Das muss sich in Kassel nicht wiederholen, und ein Blick auf die – endlich doch veröffentlichte – Künstlerliste lässt auf überraschende, womöglich beglückende Erlebnisse durchaus hoffen. Künstler lassen sich selten funktionalisieren, und gerade bei der Documenta sind die Beispiele Legion, da die Künstler mit ihren in der Regel eigens für Kassel geschaffenen Werken aus den vorgegebenen Grenzen aus- und zu eigenen Ufern aufgebrochen sind. Angesichts der über die zurückliegenden Jahrzehnte immer weiter fortgeschrittenen Individualisierung der Kunst war es weise, dass sich Enwezor griffigen Konzepten und eingängigen Slogans verweigert hat – das in Kassel vorgeführte Bild der Gegenwartskunst wird sich nachträglich immer noch einer überwölbenden theoretischen Einordnung gefügig machen lassen. Die lässt sich bei Enwezor am ehesten unter dem – gängigen, allzu gängigen – Stichwort „Globalisierung“ ausmachen. Heftig ist der gebürtige Afrikaner gegen die kulturelle Dominanz „des“ Westens zu Felde gezogen – um sich im nächsten Augenblick unter dem Stichwort „hybride Identitäten“ zur Zugehörigkeit zur weltweiten (West-)Kultur zu bekennen. Was derlei aber für das einzelne Kunstwerk bedeutet, mag Kassel zeigen.

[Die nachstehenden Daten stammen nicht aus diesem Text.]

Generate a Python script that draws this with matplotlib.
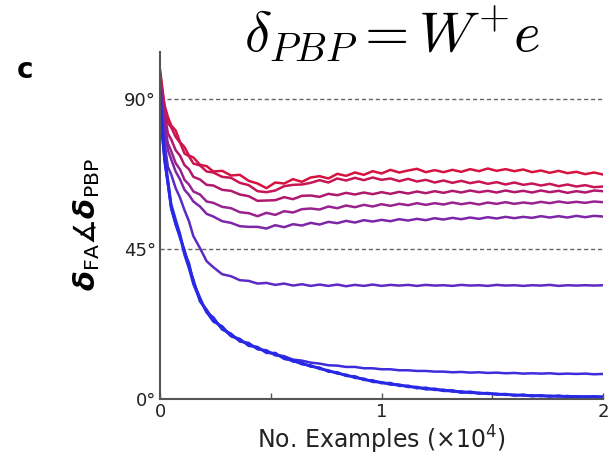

Die Zeit der großen konzeptuellen Würfe ist ohnehin vorbei. Was Harald Szeemann vor dreißig Jahren mit seiner legendären „d 5“ und ihrem Motto „Befragung der Realität – Bildwelten heute“ noch gelungen war, lässt sich heute kaum mehr erzwingen: die Kunst der Jetztzeit wie in einem Brennglas zu bündeln. Enwezors Künstlerliste, die junge Talente ebenso einbegreift wie erprobte Größen, lässt sich nach mancherlei Kriterien hin ordnen, ist aber jedenfalls eines nicht: ein gültiges Who’s who der Gegenwartskunst.

Diesen Maßstab für jeweils fünf lange Jahre zu liefern, war einmal der Anspruch der Documenta, oder zumindest wurde sie von ihren Bewunderern und selbst ihren Verächtern so verstanden. Darauf gründet der einzigartige Status der Kasseler Unternehmung, die sich, all’ den weltweit ins Kraut geschossenen Biennalen zum Trotz, unangefochten als maßgebliche Übersicht bewährt hat. Beim letzten Mal, der von der gleichfalls spröden Catherine David zusammengestellten documenta X, überwogen die kritischen Stimmen bei weitem; und doch hat die teils verheerende Kritik dem Nimbus der Documenta nicht wirklich geschadet. Ein halbes Jahrzehnt ist seither vergangen – genügend Zeit, um nach zahllosen, oft lieb- und gedankenlos zusammengeschusterten Übersichten wo auch immer die Neugier auf Kassel erneut zu entfachen. Noch am heutigen Abend wissen die Kunstfreunde mehr.